Your Bio and Speaker Sheet
Once the content convinces the reviewer, they look at you. A strong bio answers one question: why are you the right person to give this specific talk?
Keep your speaker bio tight and relevant to the session, not a full resume. Lead with the credential that matters for this topic, then add one line of personality. Write it in third person if the form expects it, and keep a 50-word and a 100-word version ready so you can match whatever the field allows.
Beyond the bio, assemble a reusable speaker sheet you can pull from for any call for speakers:
- A professional headshot in high resolution.
- Two or three session abstracts you can deliver well.
- Links to past talks, video clips, or recordings if you have them.
- A short list of topics you cover and the formats you offer.
- Audience-level notes and any logistics you need.
A complete, current profile saves you hours on every submission and makes you easy to say yes to. The same assets help you get booked as a speaker through direct matching, where organizers browse verified profiles instead of waiting on a form. SpeakUp lists 70,000+ verified speakers, so a sharp, specific profile is how you stand out rather than blend in.
Common Reasons Submissions Get Rejected
Most rejections trace back to a handful of avoidable mistakes. Check your proposal against this list before you hit send:
- Off-theme. The talk is good but does not fit this year's focus or audience.
- Too salesy. It reads like a product demo when the brief asked for vendor-neutral insight.
- Too vague. The abstract describes a topic instead of promising a specific takeaway.
- Wrong level. An intro talk submitted to an advanced track, or vice versa.
- Ignored instructions. Over the word limit, missing required fields, or proposing a format the event does not offer.
- No proof you can deliver. Nothing in the bio or abstract shows relevant experience.
- Late. A perfect proposal submitted after the deadline is simply not read.
None of these are about talent. They are about fit and discipline. A rejection often means wrong room, not wrong speaker, so refine and resubmit elsewhere instead of taking it personally.
Timelines and Following Up
Calls for speakers run on long cycles. Large conferences often open their call six to nine months before the event and close it months ahead, then take weeks to review. Plan around that rhythm.
- Submit early. Many events review on a rolling basis or fill popular tracks fast. Early submissions get more attention and signal that you are organized.
- Track everything. Keep a simple list of where you submitted, the deadline, and the notification date so nothing slips.
- Wait for the stated decision date before nudging. A short, polite follow-up after that date is fine; pestering reviewers is not.
- Keep submitting in parallel. Never pin your season on one event. Have several proposals out at once so a single no does not stall you.

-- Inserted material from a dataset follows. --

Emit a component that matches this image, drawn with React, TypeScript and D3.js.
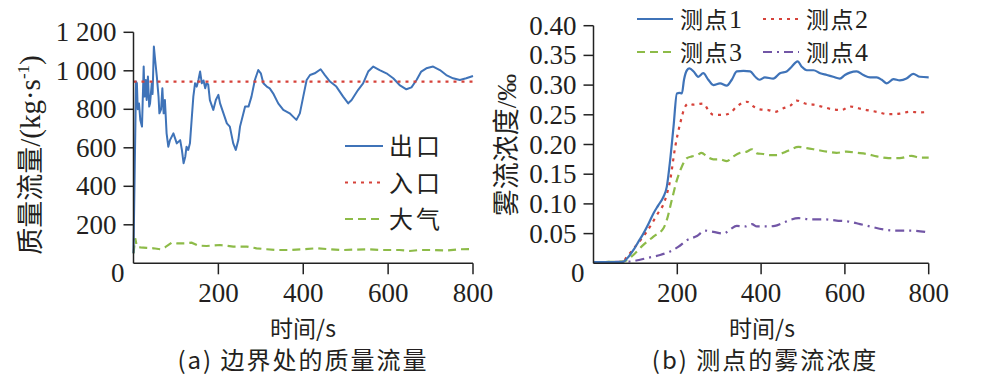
import React, { useEffect, useRef } from "react";
import * as d3 from "d3";

// (a) mass flow at the boundaries
const outletTime = [0, 3, 6, 8, 10, 13, 16, 20, 24, 26, 29, 31, 34, 37, 39, 43, 45, 48, 51, 55, 59, 61, 65, 68, 71, 74, 78, 82, 86, 94, 102, 110, 114, 118, 122, 125, 129, 133, 137, 141, 145, 149, 153, 157, 161, 165, 169, 172, 176, 180, 188, 194, 200, 204, 212, 220, 227, 235, 241, 247, 251, 259, 263, 271, 278, 286, 294, 300, 306, 314, 321, 329, 341, 353, 368, 376, 384, 392, 400, 408, 416, 427, 441, 451, 463, 478, 494, 506, 514, 529, 541, 553, 565, 580, 596, 612, 627, 643, 655, 667, 678, 690, 706, 722, 737, 753, 769, 784, 800];
const outletFlow = [52, 502, 944, 935, 800, 830, 745, 710, 1022, 866, 952, 848, 970, 814, 830, 935, 880, 1126, 1056, 970, 866, 779, 800, 909, 779, 848, 675, 606, 640, 675, 623, 640, 589, 520, 554, 606, 589, 623, 745, 866, 935, 918, 952, 996, 935, 950, 909, 935, 930, 848, 797, 848, 875, 831, 779, 727, 710, 623, 589, 640, 710, 779, 814, 814, 866, 952, 1004, 987, 935, 918, 909, 883, 831, 797, 779, 762, 745, 779, 866, 952, 978, 987, 1008, 978, 944, 918, 866, 831, 848, 900, 935, 996, 1022, 1004, 987, 961, 926, 904, 914, 952, 996, 1013, 1022, 1004, 978, 961, 952, 961, 973];
const inletTime = [0, 800];
const inletFlow = [944, 944];
const airTime = [0, 4, 8, 16, 31, 47, 63, 74, 90, 102, 122, 137, 153, 172, 204, 235, 267, 290, 314, 337, 368, 400, 431, 463, 494, 549, 588, 627, 651, 674, 706, 737, 769, 800];
const airFlow = [52, 130, 87, 83, 80, 78, 73, 83, 107, 104, 104, 107, 92, 90, 95, 87, 87, 78, 73, 69, 69, 73, 78, 73, 69, 73, 69, 69, 64, 69, 69, 66, 73, 74];

// (b) spray concentration at the measuring points
const p1Time = [0, 68, 80, 95, 107, 119, 131, 143, 155, 167, 175, 183, 191, 199, 205, 211, 216, 223, 229, 239, 250, 262, 274, 286, 302, 318, 330, 342, 358, 374, 386, 396, 409, 429, 445, 461, 473, 487, 497, 509, 525, 541, 557, 572, 588, 600, 612, 628, 644, 660, 676, 688, 700, 716, 731, 747, 763, 779, 800];
const p1Conc = [0.002, 0.002, 0.008, 0.022, 0.036, 0.05, 0.066, 0.084, 0.098, 0.112, 0.129, 0.174, 0.23, 0.286, 0.287, 0.286, 0.309, 0.325, 0.328, 0.323, 0.314, 0.32, 0.309, 0.3, 0.303, 0.299, 0.309, 0.323, 0.324, 0.323, 0.314, 0.309, 0.313, 0.311, 0.32, 0.323, 0.331, 0.34, 0.331, 0.325, 0.325, 0.32, 0.317, 0.314, 0.311, 0.317, 0.321, 0.323, 0.317, 0.313, 0.313, 0.309, 0.303, 0.31, 0.308, 0.311, 0.319, 0.314, 0.313];
const p2Time = [0, 68, 80, 103, 127, 151, 171, 183, 195, 207, 219, 227, 239, 250, 262, 274, 286, 310, 326, 342, 366, 382, 397, 417, 433, 453, 469, 485, 505, 525, 549, 572, 592, 612, 632, 652, 676, 704, 731, 755, 779, 800];
const p2Conc = [0.002, 0.002, 0.011, 0.031, 0.053, 0.081, 0.107, 0.14, 0.196, 0.236, 0.264, 0.269, 0.267, 0.268, 0.269, 0.258, 0.25, 0.25, 0.253, 0.264, 0.272, 0.264, 0.259, 0.258, 0.255, 0.261, 0.265, 0.274, 0.269, 0.267, 0.263, 0.259, 0.258, 0.264, 0.261, 0.258, 0.255, 0.251, 0.252, 0.255, 0.254, 0.255];
const p3Time = [0, 72, 95, 119, 143, 167, 175, 187, 199, 211, 223, 235, 247, 258, 270, 286, 302, 318, 334, 350, 366, 378, 390, 405, 421, 437, 453, 469, 489, 509, 533, 557, 580, 604, 628, 652, 676, 704, 731, 759, 779, 800];
const p3Conc = [0.002, 0.003, 0.014, 0.031, 0.045, 0.059, 0.073, 0.107, 0.14, 0.163, 0.177, 0.18, 0.182, 0.186, 0.18, 0.175, 0.175, 0.172, 0.18, 0.186, 0.188, 0.192, 0.185, 0.184, 0.182, 0.182, 0.186, 0.191, 0.196, 0.194, 0.191, 0.188, 0.186, 0.188, 0.186, 0.184, 0.18, 0.177, 0.177, 0.181, 0.178, 0.178];
const p4Time = [0, 87, 111, 135, 159, 183, 203, 223, 247, 266, 286, 310, 326, 342, 362, 378, 390, 413, 433, 449, 469, 489, 517, 549, 580, 612, 636, 660, 692, 723, 755, 800];
const p4Conc = [0.002, 0.003, 0.006, 0.01, 0.014, 0.02, 0.028, 0.039, 0.046, 0.055, 0.053, 0.05, 0.057, 0.063, 0.062, 0.066, 0.062, 0.062, 0.063, 0.067, 0.073, 0.076, 0.074, 0.074, 0.072, 0.07, 0.066, 0.062, 0.057, 0.055, 0.055, 0.052];

const xTicks = [200, 400, 600, 800];
const flowTicks = [200, 400, 600, 800, 1000, 1200];
const flowTickLabels = ["200", "400", "600", "800", "1 000", "1 200"];
const concTicks = [0.05, 0.1, 0.15, 0.2, 0.25, 0.3, 0.35, 0.4];

const leftLegend = ["出口", "入口", "大气"];
const rightLegend = ["测点1", "测点2", "测点3", "测点4"];

const BLUE = "#3f73b8";
const RED = "#d6423a";
const GREEN = "#8dbb48";
const PURPLE = "#7256a6";
const SERIF = "Liberation Serif";
const CJK = "Noto Sans CJK SC";
const INK = "#231f20";

function zip(t: number[], v: number[]) {
  return t.map((d, i) => [d, v[i]] as [number, number]);
}

function drawAxes(g: any, x: any, y: any, ticks: number[], labels: string[]) {
  const [x0, x1] = x.range();
  const [y0, y1] = y.range();
  g.append("line").attr("x1", x0).attr("x2", x1).attr("y1", y0).attr("y2", y0)
    .attr("stroke", "#222").attr("stroke-width", 1.5);
  g.append("line").attr("x1", x0).attr("x2", x0).attr("y1", y0).attr("y2", y1)
    .attr("stroke", "#222").attr("stroke-width", 1.5);
  xTicks.forEach((t) => {
    g.append("line").attr("x1", x(t)).attr("x2", x(t)).attr("y1", y0).attr("y2", y0 + 11)
      .attr("stroke", "#222").attr("stroke-width", 1.5);
    g.append("text").attr("x", x(t)).attr("y", y0 + 39).attr("text-anchor", "middle")
      .style("font-family", SERIF).attr("font-size", 27).attr("fill", INK).text(t);
  });
  ticks.forEach((t, i) => {
    g.append("line").attr("x1", x0 - 10).attr("x2", x0).attr("y1", y(t)).attr("y2", y(t))
      .attr("stroke", "#222").attr("stroke-width", 1.5);
    g.append("text").attr("x", x0 - 17).attr("y", y(t) + 9).attr("text-anchor", "end")
      .style("font-family", SERIF).attr("font-size", 27).attr("fill", INK).text(labels[i]);
  });
  // origin label sits a bit below the axis
  g.append("text").attr("x", x0 - 9).attr("y", y0 + 19).attr("text-anchor", "end")
    .style("font-family", SERIF).attr("font-size", 27).attr("fill", INK).text("0");
}

function App() {
  const ref = useRef<SVGSVGElement>(null);

  useEffect(() => {
    const svg = d3.select(ref.current);
    svg.selectAll("*").remove();

    // ---- left panel ----
    const xa = d3.scaleLinear().domain([0, 800]).range([133.5, 473]);
    const ya = d3.scaleLinear().domain([0, 1200]).range([263.3, 32.3]);
    const ga = svg.append("g");
    const lineA = d3.line<[number, number]>().x((d) => xa(d[0])).y((d) => ya(d[1]));

    ga.append("path").datum(zip(airTime, airFlow)).attr("d", lineA)
      .attr("fill", "none").attr("stroke", GREEN).attr("stroke-width", 2.2).attr("stroke-dasharray", "8,5");
    ga.append("path").datum(zip(outletTime, outletFlow)).attr("d", lineA)
      .attr("fill", "none").attr("stroke", BLUE).attr("stroke-width", 2).attr("stroke-linejoin", "round");
    ga.append("path").datum(zip(inletTime, inletFlow)).attr("d", lineA)
      .attr("fill", "none").attr("stroke", RED).attr("stroke-width", 2.2).attr("stroke-dasharray", "3,5");

    drawAxes(ga, xa, ya, flowTicks, flowTickLabels);

    const ytA = ga.append("text").attr("transform", "translate(40,155) rotate(-90)")
      .attr("text-anchor", "middle").style("font-family", CJK).attr("font-size", 27).attr("fill", INK);
    ytA.append("tspan").text("质量流量");
    ytA.append("tspan").style("font-family", SERIF).attr("font-size", 29).text("/(kg·s");
    ytA.append("tspan").style("font-family", SERIF).attr("font-size", 17).attr("dy", -11).text("-1");
    ytA.append("tspan").style("font-family", SERIF).attr("font-size", 29).attr("dy", 11).text(")");

    const legA = [
      { c: BLUE, d: null },
      { c: RED, d: "3,5" },
      { c: GREEN, d: "8,5" },
    ];
    legA.forEach((l, i) => {
      const yy = 146 + i * 36.5;
      ga.append("line").attr("x1", 345).attr("x2", 383).attr("y1", yy).attr("y2", yy)
        .attr("stroke", l.c).attr("stroke-width", 2.2).attr("stroke-dasharray", l.d);
      ga.append("text").attr("x", 389).attr("y", yy + 9).style("font-family", CJK).attr("font-size", 24)
        .attr("letter-spacing", 3).attr("fill", INK).text(leftLegend[i]);
    });

    ga.append("text").attr("x", 303).attr("y", 337).attr("text-anchor", "middle").style("font-family", CJK)
      .attr("font-size", 23).attr("fill", INK).text("时间/s");
    ga.append("text").attr("x", 303).attr("y", 369).attr("text-anchor", "middle").style("font-family", CJK)
      .attr("font-size", 24).attr("letter-spacing", 2).attr("fill", INK).text("(a) 边界处的质量流量");

    // ---- right panel ----
    const xb = d3.scaleLinear().domain([0, 800]).range([593.5, 928.7]);
    const yb = d3.scaleLinear().domain([0, 0.4]).range([263.3, 25.7]);
    const gb = svg.append("g");
    const lineB = d3.line<[number, number]>().x((d) => xb(d[0])).y((d) => yb(d[1])).curve(d3.curveMonotoneX);

    const series = [
      { t: p4Time, v: p4Conc, c: PURPLE, d: "9,5,2,5" },
      { t: p3Time, v: p3Conc, c: GREEN, d: "8,5" },
      { t: p2Time, v: p2Conc, c: RED, d: "3,5" },
      { t: p1Time, v: p1Conc, c: BLUE, d: null },
    ];
    series.forEach((s) => {
      gb.append("path").datum(zip(s.t, s.v)).attr("d", lineB)
        .attr("fill", "none").attr("stroke", s.c).attr("stroke-width", 2.2).attr("stroke-dasharray", s.d);
    });

    drawAxes(gb, xb, yb, concTicks, concTicks.map((d) => d3.format(".2f")(d)));

    const ytB = gb.append("text").attr("transform", "translate(516,145) rotate(-90)")
      .attr("text-anchor", "middle").style("font-family", CJK).attr("font-size", 27).attr("fill", INK);
    ytB.append("tspan").text("雾流浓度");
    ytB.append("tspan").style("font-family", SERIF).text("/‰");

    const legB = [
      { c: BLUE, d: null, x: 637, y: 19 },
      { c: RED, d: "3,5", x: 763, y: 19 },
      { c: GREEN, d: "8,5", x: 637, y: 52 },
      { c: PURPLE, d: "9,5,2,5", x: 763, y: 52 },
    ];
    legB.forEach((l, i) => {
      gb.append("line").attr("x1", l.x).attr("x2", l.x + 36).attr("y1", l.y).attr("y2", l.y)
        .attr("stroke", l.c).attr("stroke-width", 2.2).attr("stroke-dasharray", l.d);
      const tx = gb.append("text").attr("x", l.x + 43).attr("y", l.y + 9).style("font-family", CJK)
        .attr("font-size", 23).attr("letter-spacing", 1.5).attr("fill", INK);
      tx.append("tspan").text(rightLegend[i].slice(0, 2));
      tx.append("tspan").style("font-family", SERIF).attr("font-size", 26).text(rightLegend[i].slice(2));
    });

    gb.append("text").attr("x", 762).attr("y", 337).attr("text-anchor", "middle").style("font-family", CJK)
      .attr("font-size", 23).attr("fill", INK).text("时间/s");
    gb.append("text").attr("x", 765).attr("y", 369).attr("text-anchor", "middle").style("font-family", CJK)
      .attr("font-size", 24).attr("letter-spacing", 2).attr("fill", INK).text("(b) 测点的雾流浓度");
  }, []);

  return (
    <svg
      ref={ref}
      width={982}
      height={385}
      style={{ position: "absolute", left: 0, top: 0, background: "#fff" }}
    />
  );
}

export default App;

While open calls move on their schedule, direct matching moves on yours. SpeakUp works across 30+ countries with no booking commissions, so you can keep filling your calendar between CFP cycles instead of waiting for the next one to open. With 100,000+ active users and free iOS and Android apps, you can manage proposals and respond to organizers from anywhere, which keeps your pipeline alive year-round.
Putting It Together
Winning a call for speakers is a repeatable process, not a lottery. Find the calls, read each brief like a spec, write a specific title and an outcome-driven abstract, back it with a tight bio and a ready speaker sheet, dodge the common rejection traps, and respect the timeline. Do that consistently and your acceptance rate climbs. Pair it with direct matching so you are never waiting on a single open call, and you turn occasional speaking gigs into a steady stream of stage time.